Two years later, Kitten's Baby Number Two came along. My mother had some baked goods to bring over to the PTA that evening so my father volunteered to drop the food off and then go to the hospital to see his new grandchild. From what we were able to piece together, on the way to the hospital my father stopped at his father's grave in Colma, and then continued to drive to San Franciscoon to 2667 Octavia Street instead of 3600 El Camino Real. On his way home, he missed a curve and drove into a living room on Parnassus, shearing off a telephone pole and a fire hydrant along his path. From viewing the pictures that my brother-in-law took at the wrecking yard, the telephone pole was a direct hit. Fortunately no one else was killed. After the funeral a woman in a fur coat approached my mother and apologized saying that she had told him not to come by that afternoon. After apologizing, the woman just walked away.

When my parents taught my brother about the birds and the bees, they should have told him how to calculate a due date for a pregnancy too. Just before he died, my brother and I had a long talk about life and things we had never talked about before. We had always been friends so after a long and chronic illness, an unhappy marriage or two, and a bunch more kids, he “drank enough beer to make that Budweiser guy rich”. He told me that he knew that his first baby girl was not his child. He said men can tell those things instinctively, but he just couldn’t get Kitten and her French fry loving sister to leave him alone. And anyway, our parents were so busy with the wedding plans and saving their own face that they never stopped to ask my brother what he thought about the whole thing. He never took Kitten with him to Tijuana, he took Linda with him. He said that Kitten and her sister stayed at Dave’s house that weekend. Linda’s baby was my brothers’ first child. Dave ended up marrying Kittens sister, had four kids and was killed in a motorcycle accident with his brand new motorcycle on his 32nd birthday.

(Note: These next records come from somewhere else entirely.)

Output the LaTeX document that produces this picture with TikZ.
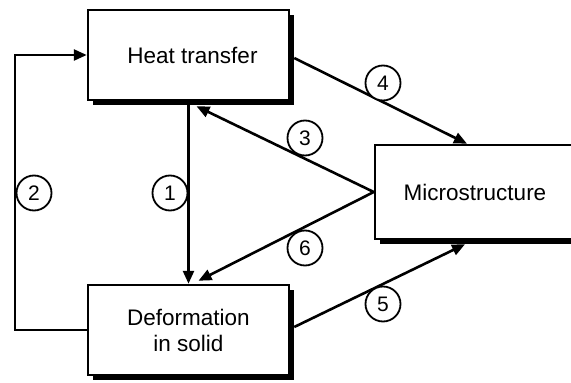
\documentclass[tikz,border=0pt]{standalone}
\usepackage{fontspec}
\setmainfont{Liberation Sans}
\usetikzlibrary{arrows.meta,calc,shadows}
\begin{document}
\begin{tikzpicture}[x=1pt,y=-1pt,
  box/.style={draw=black,line width=2.5pt,fill=white,inner sep=0pt,
    font=\fontsize{22.5}{26}\selectfont,align=center,
    drop shadow={shadow xshift=5pt,shadow yshift=-5pt,opacity=1,fill=black}},
  conn/.style={line width=2.6pt,-{Triangle[length=13pt,width=11pt]}},
  num/.style={circle,draw=black,line width=1.8pt,fill=white,minimum size=35pt,
    inner sep=0pt,font=\fontsize{21}{21}\selectfont}]
\useasboundingbox (0,0) rectangle (571,383);
\clip (0,0) rectangle (571,383);
\fill[white] (0,0) rectangle (571,383);
% boxes
\node[box,minimum width=201pt,minimum height=90pt] (HT) at (188.5,55) {\hspace*{8pt}Heat transfer};
\node[box,minimum width=201pt,minimum height=90pt] (Def) at (188.5,330) {Deformation\\in solid};
\node[box,minimum width=200pt,minimum height=94pt] (MS) at (475,192) {Microstructure};
% coordinates
\coordinate (k2) at (15,330);
\coordinate (t3) at ($(HT.south)+(8,5)$);
\coordinate (t6) at ($(Def.north)+(10,-3)$);
\coordinate (s4) at ($(HT.east)+(4,3)$);
\coordinate (t4) at ($(MS.north)+(-8,0)$);
\coordinate (s5) at ($(Def.east)+(4,-3)$);
\coordinate (t5) at ($(MS.south)+(-10,4)$);
% connectors
\draw[conn] (HT.south) -- (Def.north);
\draw[conn] (Def.west) -- (k2) |- (HT.west);
\draw[conn] (MS.west) -- (t3);
\draw[conn] (MS.west) -- (t6);
\draw[conn] (s4) -- (t4);
\draw[conn] (s5) -- (t5);
% labels
\node[num] (n1) at (170,193) {1};
\node[num] (n2) at (34,193) {2};
\node[num] (n3) at (305,138) {3};
\node[num] (n4) at (383,83) {4};
\node[num] (n5) at (383,304) {5};
\node[num] (n6) at (305,248) {6};
\end{tikzpicture}
\end{document}
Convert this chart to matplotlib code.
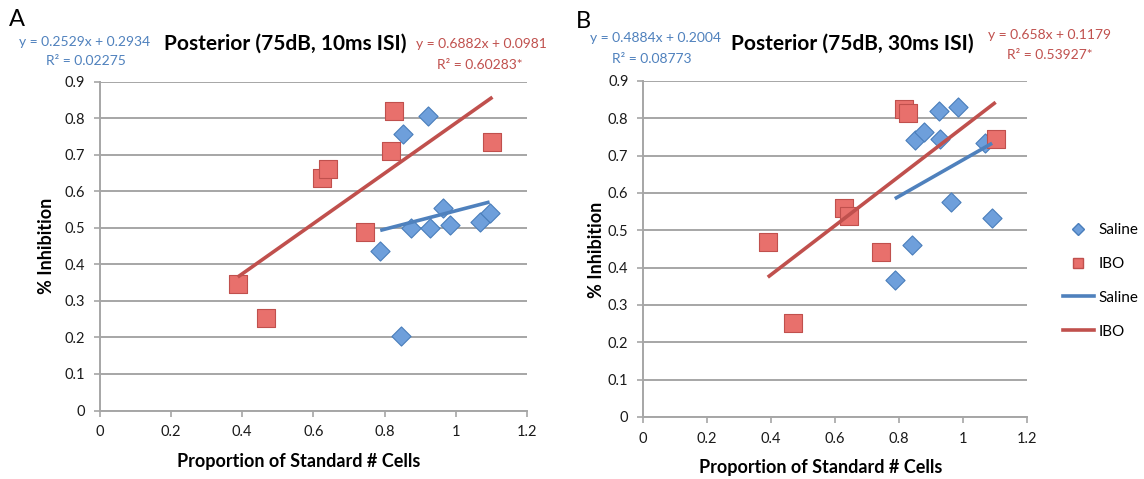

And since we were talking about those three years that had changed our family forever and how those events had brought such stress on all of us at one point or another, that night just before he passed away, I told him it’s very perplexing to me how people will go to great lengths to keep important truths from being known. And then he said, (and these were the last words I ever heard him speak) "All lies kill."